Vargo and other supporters have a lot of work to do. For one thing, not everyone believes in such numbers. In a recent Pew Research Center poll, “two-thirds of Tea Party people say that free-trade agreements lead to job losses, and this belief is starting to affect the Republican Party,” says Pomper. “The Tea Party is a form of populism, and I am nervous that this view will start to filter up.”
More broadly, most Americans tell pollsters that trade is fine when it is with countries that are widely viewed as friendly, but not necessarily with others. In the Pew poll, 76% of the respondents said they favored trade with Canada and rated that country highest as a trading partner. More than 50% of respondents were also positive about the benefits of trading with Brazil, the European Union and Japan. But fewer than half of the respondents — only 45% — had a positive view of trade with China and South Korea. Why were so few Americans positive about South Korea, a longtime military ally of the United States? Pomper says pollsters believe the explanation is that “many Americans are geographically challenged,” confusing South Korea with North Korea, which attracts a lot more attention in the mainstream media.

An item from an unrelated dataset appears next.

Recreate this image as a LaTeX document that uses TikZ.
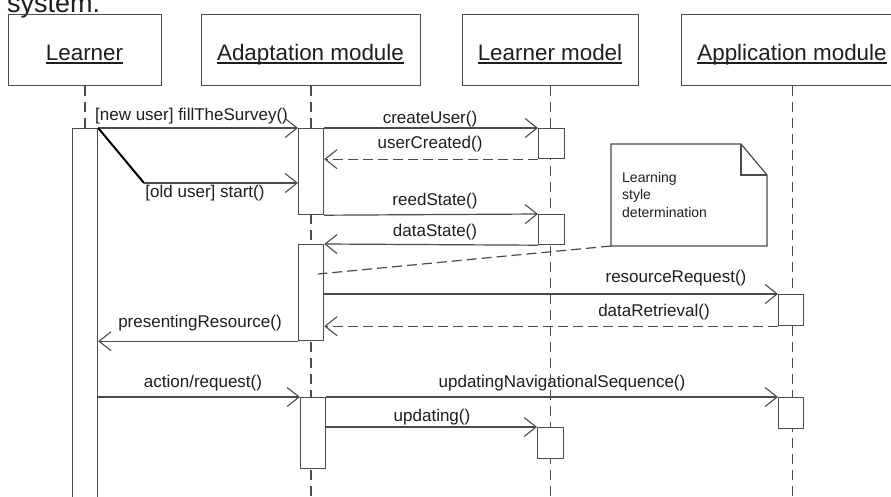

Overall, only 33% of the respondents said that trade agreements have been “good for the U.S.” Some 44% were opposed to them, and 46% said that they had been hurt personally by the agreements. In the October Wall Street Journal/NBC News Poll, 53% of respondents said that free-trade agreements have hurt the country, up from 46% in 2007 and only 32% in 1999. Even very-well-educated, upper-income people are now more likely to oppose free trade, according to the poll. Among those earning $75,000 or more, 50% said that free-trade pacts have hurt the United States, up from 24% in 1999.
The Tea Party Factor
During the fall election season, some Democratic and Republican candidates sought to leverage widespread xenophobia and fear of globalization by suggesting that their opponents had supported free-trade measures that wound up “exporting jobs” to China. David Spooner, a former U.S. trade negotiator who is now an attorney at Squire, Sanders & Dempsey in Washington, D.C., believes, however, that both parties had only limited success with such appeals. Spooner, a Republican, notes that Republican Rob Portman, the U.S. Trade Representative under President Bush, won his race for an Ohio Senate seat by a wide margin despite the fact that his opponent hammered away that Portman, during his tenure as Trade Representative, had supposedly sold out U.S. manufacturing jobs to China.

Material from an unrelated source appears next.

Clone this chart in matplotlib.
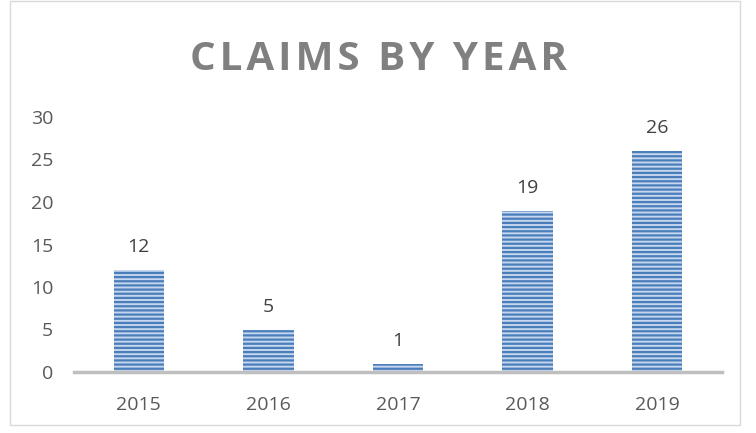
import numpy as np
import matplotlib.pyplot as plt
from matplotlib.patches import Rectangle

years = ['2015', '2016', '2017', '2018', '2019']
claims = [12, 5, 1, 19, 26]
yticks = [0, 5, 10, 15, 20, 25, 30]

plt.rcParams['font.family'] = ['Open Sans', 'DejaVu Sans']
plt.rcParams['hatch.linewidth'] = 1.6

fig = plt.figure(figsize=(7.56, 4.33), dpi=100)
# chart border
fig.patches.append(Rectangle((10 / 756, 8 / 433), 730 / 756, 424 / 433, transform=fig.transFigure,
                             fill=False, edgecolor='#d9d9d9', linewidth=1))

ax = fig.add_axes([74 / 756, (433 - 372) / 433, 648 / 756, 255 / 433])
x = np.arange(len(years))
ax.bar(x, claims, width=0.39, color='#c5d6ee', edgecolor='#4a7ebb', hatch='----', linewidth=0)

for xi, v in zip(x, claims):
    ax.annotate(str(v), (xi, v), xytext=(0, 10), textcoords='offset points',
                ha='center', va='bottom', fontsize=14, color='#404040')

ax.set_xlim(-0.5, len(years) - 0.5)
ax.set_ylim(0, 30)
ax.set_yticks(yticks)
ax.set_xticks(x)
ax.set_xticklabels(years)
ax.tick_params(length=0, labelsize=14, labelcolor='#595959')
ax.tick_params(axis='y', pad=15)
ax.tick_params(axis='x', pad=17)
for s in ['top', 'right', 'left']:
    ax.spines[s].set_visible(False)
ax.spines['bottom'].set_color('#bfbfbf')
ax.spines['bottom'].set_linewidth(2.5)

title = '\u200a'.join('CLAIMS BY YEAR')
fig.text(0.5, (433 - 59) / 433, title,
         ha='center', va='center', fontsize=29, fontweight='bold', color='#808080')

fig.savefig('out.png', dpi=100)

With Portman now in the Senate and other pro-trade Republicans in key positions — such as new Speaker John Boehner of Ohio and Majority Whip Eric Cantor of Virginia — it is tempting to believe that both the House and the Senate will quickly push through the Korea agreement and then move on to Colombia, Panama and other trade pacts. But everything hinges on the ability of the President to assert his leadership on the Korea deal. “The President has demonstrated leadership,” says Dittrich, “and we have no reason to think that he won’t continue to do so.” The battle over the Korea agreement seems likely to pit Obama on one side — along with pro-trade Republicans. On the other side will be anti-trade Democrats and Tea Party Republicans.

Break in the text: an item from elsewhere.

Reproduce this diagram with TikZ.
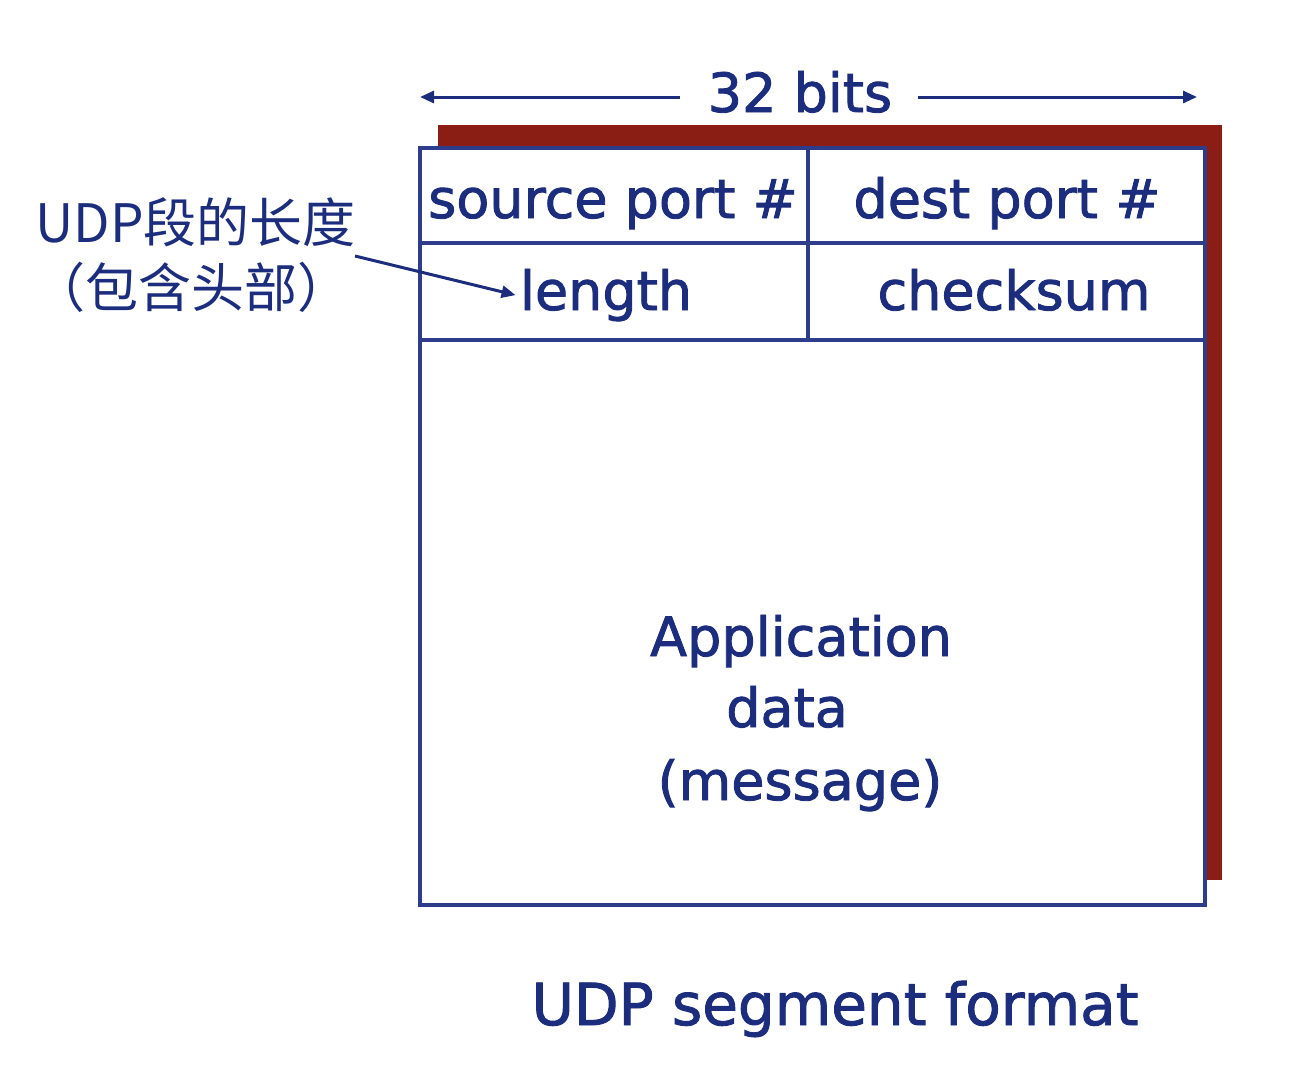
\documentclass[tikz,border=0pt]{standalone}
\usepackage{fontspec}
\setmainfont{DejaVu Sans}[RawFeature={embolden=1.6}]
\newfontfamily\cjkfont{Noto Sans CJK SC}
\usetikzlibrary{arrows.meta}
\definecolor{navy}{HTML}{1C2D7E}
\definecolor{boxline}{HTML}{2E3C8C}
\definecolor{shadowred}{HTML}{8B1E14}
\begin{document}
\begin{tikzpicture}[x=0.5pt,y=-0.5pt,
  lbl/.style={text=navy,inner sep=0pt,anchor=base,font=\fontsize{27}{31}\selectfont},
  cjk/.style={text=navy,inner sep=0pt,anchor=base west,font=\cjkfont\fontsize{26.5}{30}\selectfont},
  frame/.style={draw=boxline,line width=1.6pt},
  arr/.style={draw=navy,line width=1.5pt,-{Triangle[length=7pt,width=6pt]}}]
\useasboundingbox (0,0) rectangle (1300,1076);
% shadow
\fill[shadowred] (438,125) rectangle (1222,880);
% main box
\fill[white] (420,148) rectangle (1205,905);
\coordinate (tl) at (420,148);
\coordinate (br) at (1205,905);
\draw[frame] (tl) rectangle (br);
\draw[frame] (420,243) -- (1205,243);
\draw[frame] (420,340) -- (1205,340);
\draw[frame] (808,148) -- (808,340);
% field labels
\node[lbl] (src) at (613,218) {source port \#};
\node[lbl] (dst) at (1007,218) {dest port \#};
\node[lbl] (len) at (606,310) {length};
\node[lbl] (chk) at (1014,310) {checksum};
\node[lbl] (app) at (801,656) {Application};
\node[lbl] (dat) at (787,727) {data};
\node[lbl] (msg) at (800,800) {(message)};
\node[lbl,font=\fontsize{29}{33}\selectfont] (cap) at (835,1025) {UDP segment format};
% 32 bits
\node[lbl] (bits) at (800,112) {32 bits};
\coordinate (lend) at (420,97);
\coordinate (rend) at (1197,97);
\draw[arr] (680,97) -- (lend);
\draw[arr] (918,97) -- (rend);
% chinese annotation
\node[cjk] (zh1) at (35,242) {UDP段的长度};
\node[cjk] (zh2) at (32,307) {（包含头部）};
\coordinate (astart) at (355,256);
\draw[arr] (astart) -- ([xshift=-2pt]len.west);
\end{tikzpicture}
\end{document}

Many leaders of the business community fear that the Tea Party will undermine their efforts to promote pro-trade initiatives by shooting down this deal and others. “You can’t assume, as in the past, that a Republican Congress is entirely pro-trade,” says USCIB’s Mulligan. “The Republicans have developed this populist tinge, and they are focusing on the China trade” as a key target.
Although they are Republicans, Tea Party supporters voiced views in that recent Pew poll about trade that were “by a wide margin” more hostile than that of the average American, notes Pomper. Only 24% of Tea Party supporters said trade agreements were good, and 63% said they were bad, reflecting their widespread fears that the United States signs away its sovereignty whenever it joins such pacts. And, as noted earlier, two-thirds blame the pacts for job losses. If that poll is accurate, the Tea Party faithful could wind up being less supportive of free trade than the general public. Spooner, the Republican trade negotiator, is somewhat optimistic that the Tea Party people will ultimately bend in support of pro-trade initiatives, provided that more pro-trade Republican leaders like Boehner and Cantor pressure them firmly.
“The Tea Party is a bit all over the place,” notes Gerald McDermott, a professor of international business at the University of South Carolina’s Darla Moore School of Business and a former Wharton professor. “On the one hand, it has a very libertarian feel to it,” supporting free markets and small government, and arguing for an investigation into the powers of the Federal Reserve Bank. On the other hand, “they have an ‘us-them’ mentality that doesn’t fit well with trying to do trade.” The key question, notes McDermott, is “at what point does their populism run up against their libertarianism? Their reaction to government has been induced by the domestic economic crisis. The notion that elites and the federal government have signed free-trade agreements with other elites [from other countries] could run up against the ideology of free trade” that has been a foundation of Republican economic and foreign policy for decades.
For his part, NAM’s Vargo is optimistic about the Korea trade pact, but reluctant to view it as a panacea. “To double exports from 2009 over a five-year period, we would need average annual growth of 15%. I don’t see why we can’t hit the 15% growth rate.” Free-trade deals like the new one with Korea — and others to follow — will help, he notes, but trade pacts alone won’t be enough to achieve more ambitious long-term goals for U.S. exports, such as narrowing the trade deficit with China and restoring U.S. competitiveness in many high-value manufacturing sectors. Says Vargo: “We also need more export promotion, more export financing and a better way of managing our export controls.”